1. We need a formal process for handling allegations against leaders. Though it wasn’t their main point, the panel noted a concern that “this process was made worse…by a lack of an established disciplinary process…” Our own study of 1 Timothy 5:19-21 confirms this; Paul there affirms due process for leaders and, by implication, the right of church members to bring complaints. Referring to this text at a meeting for our pastors last year, Jeff Purswell stressed that a church’s polity should provide a clear avenue by which such allegations are evaluated. Sadly, we failed to have such a policy in place for SGM (nor have we assisted the churches associated with SGM in establishing a local policy along these lines). As a result our movement has been ill-equipped to handle allegations against leaders. C.J. is the most recent example, but not the only one. Over the years some other pastors have had to walk through an unclear and inconsistent evaluation in response to allegations, and that’s caused confusion and pain.

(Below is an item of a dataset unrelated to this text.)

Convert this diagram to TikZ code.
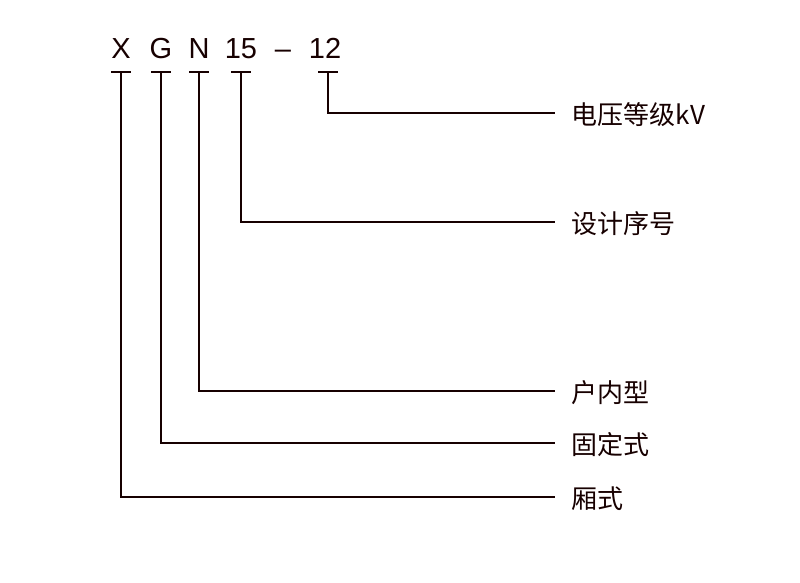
\documentclass[tikz,border=0pt]{standalone}
\usepackage{fontspec}
\setmainfont{Liberation Sans}
\newfontfamily\cjk{Noto Sans CJK SC}
\begin{document}
\begin{tikzpicture}[x=1pt,y=-1pt,line width=1.7pt,color={black!85!red!60!black},
		code/.style={font=\fontsize{29}{29}\selectfont,anchor=base,inner sep=0pt},
		bar/.style={line cap=butt},
		lbl/.style={font=\cjk\fontsize{26}{26}\selectfont,anchor=west,inner xsep=16pt,inner ysep=0pt,text height=23pt,text depth=1pt}]
		\useasboundingbox (0,0) rectangle (800,582);
		
		% model code
		\node[code] (cx) at (121,58) {X};
		\node[code] (cg) at (161,58) {G};
		\node[code] (cn) at (199,58) {N};
		\node[code] (cs) at (241,58) {15};
		\node[code] (cd) at (283,58) {--};
		\node[code] (cv) at (325,58) {12};
		
		% explanations
		\node[lbl] (kv) at (555,113) {电压等级kV};
		\node[lbl] (xh) at (555,222) {设计序号};
		\node[lbl] (hn) at (555,391) {户内型};
		\node[lbl] (gd) at (555,443) {固定式};
		\node[lbl] (xs) at (555,497) {厢式};
		
		% T marks under the code
		\foreach \n/\xx in {x/121, g/161, n/199, s/241, v/328} {
			\coordinate (t\n) at (\xx,72);
			\draw[bar] (\xx-10,72) -- (\xx+10,72);
		}
		
		\draw (tv) |- (kv.west);
		\draw (ts) |- (xh.west);
		\draw (tn) |- (hn.west);
		\draw (tg) |- (gd.west);
		\draw (tx) |- (xs.west);
	\end{tikzpicture}
\end{document}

This lack of process and the resulting lack of care for leaders is something we need to address. That’s why the board has begun to work on a formal policy for SGM and potentially our churches, the first draft of which we reviewed today in our meeting. This is a priority for us.
Another aspect of this is highlighted by the panel’s remark that “…it is highly unusual for a pastor to step aside prior to the institution and completion of a proper church judicial process.” We didn’t even have “a proper church judicial process” when this started, but nevertheless we had a responsibility to ensure that we not lead others into a rush to judgment (Proverbs 18:13) by how we evaluate allegations. Jeff, Josh, and I (the old board) all thought that C.J.’s leave would “walk the high road” because it removed his potential influence over the evaluation process and allowed him to engage more fully with the evaluation. But it seems to have delivered the exact opposite message: the leave was interpreted by many as a public rebuke of C.J., a pronouncement of “guilty until proven innocent.” There is no way to undo the effects of that decision now, and we remain supportive of C.J.’s desire to devote appropriate attention to the evaluation process, but we want to do a better job of positioning and caring for men going forward. Besides reviewing allegations, are there other meaningful ways that men, including C.J., can contribute to ministry during an evaluation process? I’m discussing that with the board, and will share our progress as we make it.

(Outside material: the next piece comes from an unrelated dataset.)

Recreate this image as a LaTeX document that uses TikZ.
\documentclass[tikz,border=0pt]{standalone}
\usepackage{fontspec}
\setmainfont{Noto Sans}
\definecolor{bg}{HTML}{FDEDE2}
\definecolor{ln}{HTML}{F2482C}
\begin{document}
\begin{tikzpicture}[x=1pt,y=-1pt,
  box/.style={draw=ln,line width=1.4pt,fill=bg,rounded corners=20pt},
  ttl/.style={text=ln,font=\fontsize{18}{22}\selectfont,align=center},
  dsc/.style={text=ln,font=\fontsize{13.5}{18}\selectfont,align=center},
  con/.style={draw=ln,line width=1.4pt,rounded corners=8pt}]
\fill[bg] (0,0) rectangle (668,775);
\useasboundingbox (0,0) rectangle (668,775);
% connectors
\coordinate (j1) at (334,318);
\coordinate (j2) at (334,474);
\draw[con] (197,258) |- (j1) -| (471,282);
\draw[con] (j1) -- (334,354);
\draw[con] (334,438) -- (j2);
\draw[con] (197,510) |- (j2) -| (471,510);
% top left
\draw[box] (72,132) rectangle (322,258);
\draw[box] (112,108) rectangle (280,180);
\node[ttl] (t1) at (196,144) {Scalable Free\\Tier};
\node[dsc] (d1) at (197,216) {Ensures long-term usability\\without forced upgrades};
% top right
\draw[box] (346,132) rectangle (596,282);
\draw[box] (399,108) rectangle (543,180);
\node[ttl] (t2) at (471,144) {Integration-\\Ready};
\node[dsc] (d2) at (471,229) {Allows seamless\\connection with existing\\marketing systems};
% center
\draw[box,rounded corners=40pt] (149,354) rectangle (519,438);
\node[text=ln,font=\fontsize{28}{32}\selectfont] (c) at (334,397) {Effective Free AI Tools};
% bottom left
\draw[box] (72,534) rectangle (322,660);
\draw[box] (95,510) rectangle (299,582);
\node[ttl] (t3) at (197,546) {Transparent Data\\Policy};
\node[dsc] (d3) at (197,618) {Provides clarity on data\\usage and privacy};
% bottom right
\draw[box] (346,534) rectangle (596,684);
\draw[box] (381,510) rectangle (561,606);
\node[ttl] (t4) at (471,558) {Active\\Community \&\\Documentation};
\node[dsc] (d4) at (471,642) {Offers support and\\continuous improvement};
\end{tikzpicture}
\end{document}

2. We need to improve communication if we want to rebuild trust. The panel listed “a lack of communication” among their concerns for SGM, and this resonates with input we’re receiving through some of our pastors as well. This is a broad concern but examples are not hard to identify. By not communicating adequately about policy changes (e.g., polity) in the past, we made room for suspicion that we’re deliberately masking or concealing our intentions. By not communicating specifics in our plans, we created room for suspicion that we don’t intend to follow through on commitments. By not communicating more openly about our mistakes, we created room for suspicion that our goal is to maintain a good image. And there are some times when we try to communicate and just fail in the attempt, getting the wrong message across in the process.

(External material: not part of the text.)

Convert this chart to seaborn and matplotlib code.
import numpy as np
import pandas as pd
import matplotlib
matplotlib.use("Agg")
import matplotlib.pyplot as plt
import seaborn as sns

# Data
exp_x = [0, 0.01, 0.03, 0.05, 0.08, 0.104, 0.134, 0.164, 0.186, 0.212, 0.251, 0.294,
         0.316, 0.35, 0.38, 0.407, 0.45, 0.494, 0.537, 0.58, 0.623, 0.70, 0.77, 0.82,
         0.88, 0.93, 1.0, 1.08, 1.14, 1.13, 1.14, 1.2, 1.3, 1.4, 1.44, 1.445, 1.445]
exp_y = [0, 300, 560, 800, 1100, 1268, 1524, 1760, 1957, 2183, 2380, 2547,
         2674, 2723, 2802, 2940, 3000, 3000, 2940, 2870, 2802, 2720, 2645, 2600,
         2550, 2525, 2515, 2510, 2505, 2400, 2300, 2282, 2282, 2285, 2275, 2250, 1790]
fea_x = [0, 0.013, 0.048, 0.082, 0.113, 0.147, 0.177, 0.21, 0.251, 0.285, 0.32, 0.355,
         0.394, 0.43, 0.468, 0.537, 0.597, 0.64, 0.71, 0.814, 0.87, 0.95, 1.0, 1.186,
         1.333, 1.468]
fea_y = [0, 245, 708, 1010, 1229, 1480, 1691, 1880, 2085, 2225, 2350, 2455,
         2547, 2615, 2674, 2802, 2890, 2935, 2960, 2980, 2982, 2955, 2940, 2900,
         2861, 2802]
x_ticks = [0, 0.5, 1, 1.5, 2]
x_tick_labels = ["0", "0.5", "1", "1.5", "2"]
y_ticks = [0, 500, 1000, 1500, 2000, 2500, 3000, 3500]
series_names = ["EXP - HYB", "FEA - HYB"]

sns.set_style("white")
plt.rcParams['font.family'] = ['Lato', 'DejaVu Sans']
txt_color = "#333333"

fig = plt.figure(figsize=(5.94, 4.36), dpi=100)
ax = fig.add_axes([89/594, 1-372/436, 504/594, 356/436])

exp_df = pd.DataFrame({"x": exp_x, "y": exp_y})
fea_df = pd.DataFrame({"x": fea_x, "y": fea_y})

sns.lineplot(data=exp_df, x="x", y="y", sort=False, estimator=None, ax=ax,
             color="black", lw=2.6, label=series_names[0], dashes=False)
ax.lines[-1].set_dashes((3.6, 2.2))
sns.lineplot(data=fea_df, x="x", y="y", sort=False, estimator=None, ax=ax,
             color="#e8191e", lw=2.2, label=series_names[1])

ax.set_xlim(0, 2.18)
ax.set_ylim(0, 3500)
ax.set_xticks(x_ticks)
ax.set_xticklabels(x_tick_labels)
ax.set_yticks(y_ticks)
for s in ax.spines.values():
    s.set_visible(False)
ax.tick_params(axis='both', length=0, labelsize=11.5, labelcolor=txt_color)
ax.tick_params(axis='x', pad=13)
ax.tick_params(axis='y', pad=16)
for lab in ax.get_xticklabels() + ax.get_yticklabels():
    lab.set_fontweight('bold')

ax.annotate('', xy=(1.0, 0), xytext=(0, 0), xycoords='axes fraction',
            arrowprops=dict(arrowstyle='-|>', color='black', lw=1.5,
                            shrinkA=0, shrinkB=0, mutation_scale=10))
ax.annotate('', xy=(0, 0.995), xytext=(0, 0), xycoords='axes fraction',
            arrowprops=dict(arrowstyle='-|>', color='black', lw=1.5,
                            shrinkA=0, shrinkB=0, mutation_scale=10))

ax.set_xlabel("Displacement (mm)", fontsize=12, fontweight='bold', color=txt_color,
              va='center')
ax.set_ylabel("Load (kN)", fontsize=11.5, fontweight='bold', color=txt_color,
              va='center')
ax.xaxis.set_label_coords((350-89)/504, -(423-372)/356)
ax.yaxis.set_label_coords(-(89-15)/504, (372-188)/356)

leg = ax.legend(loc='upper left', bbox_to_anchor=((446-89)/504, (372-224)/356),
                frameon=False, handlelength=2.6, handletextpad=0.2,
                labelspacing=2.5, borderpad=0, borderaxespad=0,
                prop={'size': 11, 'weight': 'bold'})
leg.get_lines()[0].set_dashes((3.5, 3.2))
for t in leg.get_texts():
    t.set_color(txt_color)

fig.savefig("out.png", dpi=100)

I think we have made measurable progress in this area recently, but the work isn’t done. We need to be clear and open about our commitments, the progress we’re making, and failures along the way. We can’t make that right overnight, but as a step in that direction we’re creating a webpage that lists the status of C.J.’s evaluation and other commitments we’re making as part of the process. You’ll be able to see an outline of our plans and how we’re doing on following through with them. I hope that makes this process more accessible, transparent, and (over time) trusted for the churches we serve. We will publish that page next week, and I invite you to give feedback on its clarity and thoroughness when it goes online.
Thank you for continuing to engage with us as we walk out this difficult process. I covet your prayers for our family of churches, for the integrity of our evaluation of C.J., and for the board’s ability to lead capably through the changes that we need to make. We want to come out of this knowing and conforming to the Word of God better, and we’re grateful for your partnership as we pursue that end.